§ Task to complete
Extract the whole listing as it stands. Do not include the pictures.

§ Data segment
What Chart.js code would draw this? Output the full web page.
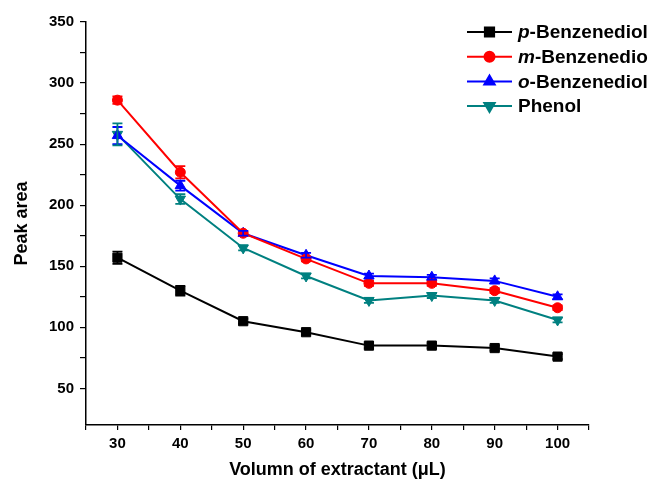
<!DOCTYPE html>
<html>
<head>
<meta charset="utf-8">
<script src="https://cdn.jsdelivr.net/npm/chart.js@4.4.1/dist/chart.umd.min.js"></script>
<style>
    html, body { margin: 0; padding: 0; background: #ffffff; }
    #wrap { width: 648px; height: 491px; position: relative; }
</style>
</head>
<body>
<div id="wrap"><canvas id="chart"></canvas></div>
<script>
// extractant volume (µL)
const volumes = [30, 40, 50, 60, 70, 80, 90, 100];

// peak areas
const pBenzenediol = [157, 130, 105, 96, 85, 85, 83, 76];
const mBenzenediol = [286, 227, 177, 156, 136, 136, 130, 116];
const oBenzenediol = [257, 216, 177, 159, 142, 141, 138, 125];
const phenol = [258, 205, 165, 142, 122, 126, 122, 106];

// error bar half-heights
const pErr = [5, 4, 2, 2, 2, 2, 2, 2];
const mErr = [3, 5, 2, 2, 2, 2, 2, 2];
const oErr = [7, 4, 2, 2, 2, 2, 2, 2];
const phenolErr = [9, 4, 2, 2, 2, 2, 2, 2];

const yTickValues = [50, 75, 100, 125, 150, 175, 200, 225, 250, 275, 300, 325, 350];
const xTickValues = [25, 30, 35, 40, 45, 50, 55, 60, 65, 70, 75, 80, 85, 90, 95, 100, 105];

const FONT = "'Liberation Sans', Arial, sans-serif";

const SERIES = [
    { prefix: 'p', label: '-Benzenediol', values: pBenzenediol, err: pErr, color: '#000000', style: 'rect', radius: 6.5, rotation: 0 },
    { prefix: 'm', label: '-Benzenediol', values: mBenzenediol, err: mErr, color: '#ff0000', style: 'circle', radius: 5, rotation: 0 },
    { prefix: 'o', label: '-Benzenediol', values: oBenzenediol, err: oErr, color: '#0000ff', style: 'triangle', radius: 6, rotation: 0 },
    { prefix: '', label: 'Phenol', values: phenol, err: phenolErr, color: '#008080', style: 'triangle', radius: 6, rotation: 180 }
];

const datasets = SERIES.map(s => ({
    label: s.prefix + s.label,
    data: volumes.map((v, i) => ({ x: v, y: s.values[i] })),
    errors: s.err,
    borderColor: s.color,
    backgroundColor: s.color,
    borderWidth: 2,
    pointStyle: s.style,
    pointRotation: s.rotation,
    pointRadius: s.radius,
    pointBorderWidth: 1,
    tension: 0
}));

const errorBars = {
    id: 'errorBars',
    afterDatasetsDraw(chart) {
        const { ctx } = chart;
        const yScale = chart.scales.y;
        chart.data.datasets.forEach((ds, di) => {
            const meta = chart.getDatasetMeta(di);
            ctx.save();
            ctx.strokeStyle = ds.borderColor;
            ctx.lineWidth = 1.8;
            meta.data.forEach((pt, i) => {
                const e = ds.errors[i];
                const val = ds.data[i].y;
                const top = yScale.getPixelForValue(val + e);
                const bot = yScale.getPixelForValue(val - e);
                const x = pt.x;
                ctx.beginPath();
                ctx.moveTo(x, top); ctx.lineTo(x, bot);
                ctx.moveTo(x - 5, top); ctx.lineTo(x + 5, top);
                ctx.moveTo(x - 5, bot); ctx.lineTo(x + 5, bot);
                ctx.stroke();
            });
            ctx.restore();
        });
    }
};

const customLegend = {
    id: 'customLegend',
    afterDraw(chart) {
        const { ctx } = chart;
        const x0 = 467, x1 = 512, startY = 32, step = 24.7;
        ctx.save();
        SERIES.forEach((s, i) => {
            const y = startY + i * step;
            ctx.strokeStyle = s.color;
            ctx.lineWidth = 2;
            ctx.beginPath();
            ctx.moveTo(x0, y); ctx.lineTo(x1, y);
            ctx.stroke();
            ctx.fillStyle = s.color;
            Chart.helpers.drawPoint(ctx, { pointStyle: s.style, rotation: s.rotation, radius: s.radius, borderWidth: 1 }, (x0 + x1) / 2, y);
            ctx.fillStyle = '#000000';
            ctx.textBaseline = 'middle';
            ctx.textAlign = 'left';
            let tx = 518;
            if (s.prefix) {
                ctx.font = `italic bold 19px ${FONT}`;
                ctx.fillText(s.prefix, tx, y + 1);
                tx += ctx.measureText(s.prefix).width;
            }
            ctx.font = `bold 19px ${FONT}`;
            ctx.fillText(s.label, tx, y + 1);
        });
        ctx.restore();
    }
};

new Chart(document.getElementById('chart'), {
    type: 'line',
    data: { datasets },
    plugins: [errorBars, customLegend],
    options: {
        responsive: true,
        maintainAspectRatio: false,
        animation: false,
        layout: { padding: { top: 22, right: 59, left: 0, bottom: 0 } },
        plugins: {
            legend: { display: false },
            tooltip: { enabled: false }
        },
        scales: {
            x: {
                type: 'linear',
                min: 25,
                max: 105,
                afterBuildTicks: scale => { scale.ticks = xTickValues.map(v => ({ value: v })); },
                afterFit: scale => { scale.height = 66; },
                border: { display: true, color: '#000000', width: 1.5 },
                grid: { display: true, drawOnChartArea: false, drawTicks: true, tickLength: 5, color: '#000000', lineWidth: 1.2 },
                ticks: {
                    autoSkip: false,
                    maxRotation: 0,
                    padding: 5,
                    color: '#000000',
                    font: { family: FONT, size: 15, weight: 'bold' },
                    callback: v => (v % 10 === 0 && v >= 30 && v <= 100) ? String(v) : ''
                },
                title: {
                    display: true,
                    text: 'Volumn of extractant (μL)',
                    color: '#000000',
                    font: { family: FONT, size: 18, weight: 'bold' },
                    padding: { top: 6, bottom: 10 }
                }
            },
            y: {
                min: 20,
                max: 350,
                afterBuildTicks: scale => { scale.ticks = yTickValues.map(v => ({ value: v })); },
                afterFit: scale => { scale.width = 86; },
                border: { display: true, color: '#000000', width: 1.5 },
                grid: { display: true, drawOnChartArea: false, drawTicks: true, tickLength: 6, color: '#000000', lineWidth: 1.2 },
                ticks: {
                    autoSkip: false,
                    padding: 6,
                    color: '#000000',
                    font: { family: FONT, size: 15, weight: 'bold' },
                    callback: v => (v % 50 === 0) ? String(v) : ''
                },
                title: {
                    display: true,
                    text: 'Peak area',
                    color: '#000000',
                    font: { family: FONT, size: 18, weight: 'bold' },
                    padding: { top: 11, bottom: 8 }
                }
            }
        }
    }
});
</script>
</body>
</html>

§ Full answer
What Chart.js code would draw this? Output the full web page.
<!DOCTYPE html>
<html>
<head>
<meta charset="utf-8">
<script src="https://cdn.jsdelivr.net/npm/chart.js@4.4.1/dist/chart.umd.min.js"></script>
<style>
    html, body { margin: 0; padding: 0; background: #ffffff; }
    #wrap { width: 648px; height: 491px; position: relative; }
</style>
</head>
<body>
<div id="wrap"><canvas id="chart"></canvas></div>
<script>
// extractant volume (µL)
const volumes = [30, 40, 50, 60, 70, 80, 90, 100];

// peak areas
const pBenzenediol = [157, 130, 105, 96, 85, 85, 83, 76];
const mBenzenediol = [286, 227, 177, 156, 136, 136, 130, 116];
const oBenzenediol = [257, 216, 177, 159, 142, 141, 138, 125];
const phenol = [258, 205, 165, 142, 122, 126, 122, 106];

// error bar half-heights
const pErr = [5, 4, 2, 2, 2, 2, 2, 2];
const mErr = [3, 5, 2, 2, 2, 2, 2, 2];
const oErr = [7, 4, 2, 2, 2, 2, 2, 2];
const phenolErr = [9, 4, 2, 2, 2, 2, 2, 2];

const yTickValues = [50, 75, 100, 125, 150, 175, 200, 225, 250, 275, 300, 325, 350];
const xTickValues = [25, 30, 35, 40, 45, 50, 55, 60, 65, 70, 75, 80, 85, 90, 95, 100, 105];

const FONT = "'Liberation Sans', Arial, sans-serif";

const SERIES = [
    { prefix: 'p', label: '-Benzenediol', values: pBenzenediol, err: pErr, color: '#000000', style: 'rect', radius: 6.5, rotation: 0 },
    { prefix: 'm', label: '-Benzenediol', values: mBenzenediol, err: mErr, color: '#ff0000', style: 'circle', radius: 5, rotation: 0 },
    { prefix: 'o', label: '-Benzenediol', values: oBenzenediol, err: oErr, color: '#0000ff', style: 'triangle', radius: 6, rotation: 0 },
    { prefix: '', label: 'Phenol', values: phenol, err: phenolErr, color: '#008080', style: 'triangle', radius: 6, rotation: 180 }
];

const datasets = SERIES.map(s => ({
    label: s.prefix + s.label,
    data: volumes.map((v, i) => ({ x: v, y: s.values[i] })),
    errors: s.err,
    borderColor: s.color,
    backgroundColor: s.color,
    borderWidth: 2,
    pointStyle: s.style,
    pointRotation: s.rotation,
    pointRadius: s.radius,
    pointBorderWidth: 1,
    tension: 0
}));

const errorBars = {
    id: 'errorBars',
    afterDatasetsDraw(chart) {
        const { ctx } = chart;
        const yScale = chart.scales.y;
        chart.data.datasets.forEach((ds, di) => {
            const meta = chart.getDatasetMeta(di);
            ctx.save();
            ctx.strokeStyle = ds.borderColor;
            ctx.lineWidth = 1.8;
            meta.data.forEach((pt, i) => {
                const e = ds.errors[i];
                const val = ds.data[i].y;
                const top = yScale.getPixelForValue(val + e);
                const bot = yScale.getPixelForValue(val - e);
                const x = pt.x;
                ctx.beginPath();
                ctx.moveTo(x, top); ctx.lineTo(x, bot);
                ctx.moveTo(x - 5, top); ctx.lineTo(x + 5, top);
                ctx.moveTo(x - 5, bot); ctx.lineTo(x + 5, bot);
                ctx.stroke();
            });
            ctx.restore();
        });
    }
};

const customLegend = {
    id: 'customLegend',
    afterDraw(chart) {
        const { ctx } = chart;
        const x0 = 467, x1 = 512, startY = 32, step = 24.7;
        ctx.save();
        SERIES.forEach((s, i) => {
            const y = startY + i * step;
            ctx.strokeStyle = s.color;
            ctx.lineWidth = 2;
            ctx.beginPath();
            ctx.moveTo(x0, y); ctx.lineTo(x1, y);
            ctx.stroke();
            ctx.fillStyle = s.color;
            Chart.helpers.drawPoint(ctx, { pointStyle: s.style, rotation: s.rotation, radius: s.radius, borderWidth: 1 }, (x0 + x1) / 2, y);
            ctx.fillStyle = '#000000';
            ctx.textBaseline = 'middle';
            ctx.textAlign = 'left';
            let tx = 518;
            if (s.prefix) {
                ctx.font = `italic bold 19px ${FONT}`;
                ctx.fillText(s.prefix, tx, y + 1);
                tx += ctx.measureText(s.prefix).width;
            }
            ctx.font = `bold 19px ${FONT}`;
            ctx.fillText(s.label, tx, y + 1);
        });
        ctx.restore();
    }
};

new Chart(document.getElementById('chart'), {
    type: 'line',
    data: { datasets },
    plugins: [errorBars, customLegend],
    options: {
        responsive: true,
        maintainAspectRatio: false,
        animation: false,
        layout: { padding: { top: 22, right: 59, left: 0, bottom: 0 } },
        plugins: {
            legend: { display: false },
            tooltip: { enabled: false }
        },
        scales: {
            x: {
                type: 'linear',
                min: 25,
                max: 105,
                afterBuildTicks: scale => { scale.ticks = xTickValues.map(v => ({ value: v })); },
                afterFit: scale => { scale.height = 66; },
                border: { display: true, color: '#000000', width: 1.5 },
                grid: { display: true, drawOnChartArea: false, drawTicks: true, tickLength: 5, color: '#000000', lineWidth: 1.2 },
                ticks: {
                    autoSkip: false,
                    maxRotation: 0,
                    padding: 5,
                    color: '#000000',
                    font: { family: FONT, size: 15, weight: 'bold' },
                    callback: v => (v % 10 === 0 && v >= 30 && v <= 100) ? String(v) : ''
                },
                title: {
                    display: true,
                    text: 'Volumn of extractant (μL)',
                    color: '#000000',
                    font: { family: FONT, size: 18, weight: 'bold' },
                    padding: { top: 6, bottom: 10 }
                }
            },
            y: {
                min: 20,
                max: 350,
                afterBuildTicks: scale => { scale.ticks = yTickValues.map(v => ({ value: v })); },
                afterFit: scale => { scale.width = 86; },
                border: { display: true, color: '#000000', width: 1.5 },
                grid: { display: true, drawOnChartArea: false, drawTicks: true, tickLength: 6, color: '#000000', lineWidth: 1.2 },
                ticks: {
                    autoSkip: false,
                    padding: 6,
                    color: '#000000',
                    font: { family: FONT, size: 15, weight: 'bold' },
                    callback: v => (v % 50 === 0) ? String(v) : ''
                },
                title: {
                    display: true,
                    text: 'Peak area',
                    color: '#000000',
                    font: { family: FONT, size: 18, weight: 'bold' },
                    padding: { top: 11, bottom: 8 }
                }
            }
        }
    }
});
</script>
</body>
</html>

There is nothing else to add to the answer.